Caecal volvulus is an emergency pathology, requiring surgical treatment. Right hemicolectomy is the treatment of choice in presence of caecal gangrene. There is considerable controversy regarding the preferred operative management of caecal volvulus in the absence of gangrenous bowel.
In presence of such diversion of opinions Consorti et al suggested that the most appropriate operative strategy for a given patient can be determined only by the operating surgeon after taking into consideration the surgical expertise, patient’s physiological status, viability of the involved intestines, the potential perioperative morbidity and mortality, and the risk of volvulus recurrence (2).
Reduction of the volvulus as the only operative maneuver without caecopexy was reported to be associated with high recurrence rate (42).
There is conflicting reports about the role of caecopexy in management of caecal volvulus in absence of bowel gangrene. While some authors (43) advocate resection for all cases of caecal volvulus regardless bowel viability, others (44) advocate that resection should not be performed in patients with viable colon as it has been associated with a twofold mortality rate and increased morbidity as compared with caecopexy.
O'Mara et al (9) performed caecopexy in 18 patients in their series with no operative deaths and a low rate of postoperative complications. There were no recurrences among the all the 18 patients during a follow-up that averaged 4.8 years. They concluded that caecopexy can be performed safely and quickly without opening the bowel and with low recurrence rate. Their result support caecopexy as the preferred operative management of caecal volvulus. Resection appears to be unnecessary except in the presence of gangrenous bowel.
Caecal volvulus is axial twisting that occurs involving the caecum, terminal ileum and ascending colon. It is a rare, but potentially fatal, cause of intestinal obstruction. Caecal volvulus after cesarean section is very rare, with only three cases of ileo-caecal volvulus reported in the English literature in the last two decades.

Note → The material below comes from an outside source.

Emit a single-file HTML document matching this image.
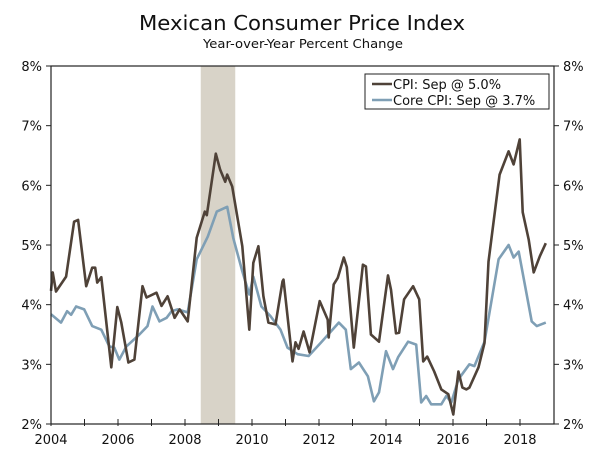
<!DOCTYPE html>
<html><head><meta charset="utf-8"><style>
body{margin:0;background:#fff;}
svg{display:block;font-family:"DejaVu Sans","Liberation Sans",sans-serif;}
</style></head><body>
<svg id="chart" width="600" height="450" viewBox="0 0 600 450" xmlns="http://www.w3.org/2000/svg">
<text x="302" y="30" font-size="20" text-anchor="middle" fill="#111" textLength="326" lengthAdjust="spacingAndGlyphs">Mexican Consumer Price Index</text>
<text x="303" y="48" font-size="12.5" text-anchor="middle" fill="#111" textLength="200" lengthAdjust="spacingAndGlyphs">Year-over-Year Percent Change</text>
<g id="plot"></g>
</svg>
<script>
const yTicks=[2,3,4,5,6,7,8];
const xTicks=[2004,2006,2008,2010,2012,2014,2016,2018];
const recession=[2008.47,2009.5];
const cpiDates=[2004.0,2004.05,2004.15,2004.45,2004.69,2004.81,2005.05,2005.23,2005.32,2005.38,2005.5,2005.8,2005.98,2006.1,2006.31,2006.49,2006.73,2006.85,2007.15,2007.3,2007.48,2007.69,2007.84,2008.08,2008.35,2008.59,2008.65,2008.92,2009.05,2009.2,2009.26,2009.41,2009.71,2009.92,2010.04,2010.19,2010.34,2010.49,2010.7,2010.91,2010.94,2011.06,2011.21,2011.3,2011.39,2011.54,2011.72,2012.02,2012.26,2012.29,2012.44,2012.56,2012.74,2012.83,2013.04,2013.31,2013.4,2013.55,2013.79,2014.06,2014.15,2014.3,2014.39,2014.54,2014.81,2014.99,2015.11,2015.23,2015.44,2015.65,2015.86,2016.01,2016.16,2016.28,2016.4,2016.49,2016.76,2016.94,2017.06,2017.39,2017.66,2017.81,2017.99,2018.08,2018.26,2018.41,2018.59,2018.77];
const cpiValues=[4.23,4.54,4.22,4.47,5.39,5.42,4.31,4.62,4.62,4.37,4.46,2.95,3.96,3.7,3.03,3.08,4.31,4.12,4.2,3.98,4.14,3.78,3.92,3.72,5.12,5.56,5.5,6.53,6.26,6.06,6.18,5.98,4.98,3.58,4.7,4.98,4.14,3.7,3.67,4.39,4.42,3.81,3.05,3.37,3.26,3.55,3.2,4.06,3.75,3.45,4.34,4.45,4.79,4.63,3.28,4.67,4.64,3.5,3.38,4.49,4.25,3.52,3.53,4.09,4.31,4.09,3.05,3.13,2.88,2.58,2.5,2.16,2.88,2.61,2.58,2.61,2.95,3.36,4.72,6.18,6.57,6.35,6.77,5.55,5.09,4.54,4.81,5.03];
const coreDates=[2004.0,2004.3,2004.48,2004.6,2004.75,2004.99,2005.23,2005.5,2005.74,2005.89,2006.04,2006.25,2006.64,2006.88,2007.03,2007.24,2007.45,2007.6,2007.78,2008.08,2008.35,2008.68,2008.95,2009.26,2009.44,2009.71,2009.92,2010.04,2010.28,2010.55,2010.85,2011.06,2011.36,2011.69,2012.05,2012.59,2012.8,2012.95,2013.19,2013.46,2013.64,2013.79,2014.0,2014.21,2014.36,2014.66,2014.9,2015.05,2015.2,2015.35,2015.65,2015.8,2015.95,2016.16,2016.49,2016.64,2016.94,2017.36,2017.66,2017.81,2017.96,2018.35,2018.5,2018.77];
const coreValues=[3.84,3.7,3.89,3.83,3.97,3.92,3.64,3.58,3.3,3.28,3.08,3.3,3.5,3.64,3.97,3.72,3.78,3.89,3.92,3.87,4.76,5.14,5.56,5.64,5.12,4.56,4.17,4.47,3.97,3.81,3.58,3.28,3.17,3.14,3.36,3.7,3.58,2.92,3.03,2.8,2.38,2.53,3.22,2.92,3.12,3.38,3.33,2.36,2.47,2.33,2.33,2.47,2.36,2.75,3.0,2.97,3.38,4.76,5.0,4.79,4.89,3.72,3.64,3.7];

const L=51,R=554,T=66,B=424;
const X0=2004,XPX=33.5;
const xs=v=>L+(v-X0)*XPX;
const ys=v=>B-(v-2)*(B-T)/6;
const NS="http://www.w3.org/2000/svg";
const g=document.getElementById('plot');
function mk(tag,attrs){const e=document.createElementNS(NS,tag);for(const k in attrs)e.setAttribute(k,attrs[k]);g.appendChild(e);return e;}

const rec=mk('rect',{x:xs(recession[0]),y:T,width:xs(recession[1])-xs(recession[0]),height:B-T,fill:'#d8d3c8'});



function line(d,v,color,name){
  const p=d.map((t,i)=>(i?'L':'M')+xs(t).toFixed(1)+','+ys(v[i]).toFixed(1)).join('');
  const e=mk('path',{d:p,fill:'none',stroke:color,'stroke-width':2.6,'stroke-linejoin':'round'});
  
  
}
line(coreDates,coreValues,'#7f9fb5','core-cpi-line');
line(cpiDates,cpiValues,'#4f4238','cpi-line');

const fr=mk('rect',{x:L,y:T,width:R-L,height:B-T,fill:'none',stroke:'#222','stroke-width':1.2});



yTicks.forEach(t=>{
  const y=ys(t);
  mk('line',{x1:L-5,x2:L,y1:y,y2:y,stroke:'#222'});
  mk('line',{x1:R,x2:R+5,y1:y,y2:y,stroke:'#222'});
  const a=mk('text',{x:L-9,y:y+5,'font-size':13,'text-anchor':'end',fill:'#111'});a.textContent=t+'%';
  
  
  const b=mk('text',{x:R+9,y:y+5,'font-size':13,'text-anchor':'start',fill:'#111'});b.textContent=t+'%';
  
  
});
for(let yr=2004;yr<=2018;yr++){
  const x=xs(yr);
  mk('line',{x1:x,x2:x,y1:B-5,y2:B+2,stroke:'#222'});
}
xTicks.forEach(t=>{
  const a=mk('text',{x:xs(t),y:B+20,'font-size':13,'text-anchor':'middle',fill:'#111'});a.textContent=t;
  
  
});

const lg=mk('rect',{x:365,y:74,width:184,height:35,fill:'#fff',stroke:'#222','stroke-width':1});


mk('line',{x1:372,x2:392,y1:84,y2:84,stroke:'#4f4238','stroke-width':2.6});
mk('line',{x1:372,x2:392,y1:100,y2:100,stroke:'#7f9fb5','stroke-width':2.6});
const l1=mk('text',{x:393,y:89,'font-size':13,fill:'#111'});l1.textContent='CPI: Sep @ 5.0%';


const l2=mk('text',{x:393,y:105,'font-size':13,fill:'#111'});l2.textContent='Core CPI: Sep @ 3.7%';


</script>
</body></html>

Preoperative diagnosis depends on high index of suspicious as most patients with acute caecal volvulus present with clinical pictures suggestive of intestinal obstruction. Diagnosis can be made by plain abdominal X-ray in more than half the cases. The increasing use of CT scan in investigating patients with acute abdomen allowed more and more cases of caecal volvulus to be diagnosed pre-operatively. The three CT findings associated with acute caecal volvulus ‘‘coffee bean’‘, ‘‘bird beak’‘, and ‘‘whirl’‘ signs are pathoneumonic. Caecal volvulus is an emergency pathology, requiring urgent surgical treatment. Right hemicolectomy is the treatment of choice in presence of caecal gangrene. There is considerable controversy regarding the preferred operative management of caecal volvulus in the absence of gangrenous bowel. Opinions were divided between right hemicolectomy and caecopexy. We belief that surgical decision should be based on many factors including patient’s general condition, presence or absence of bowel gangrene, associated co morbid factors and the potential perioperative morbidity and mortality.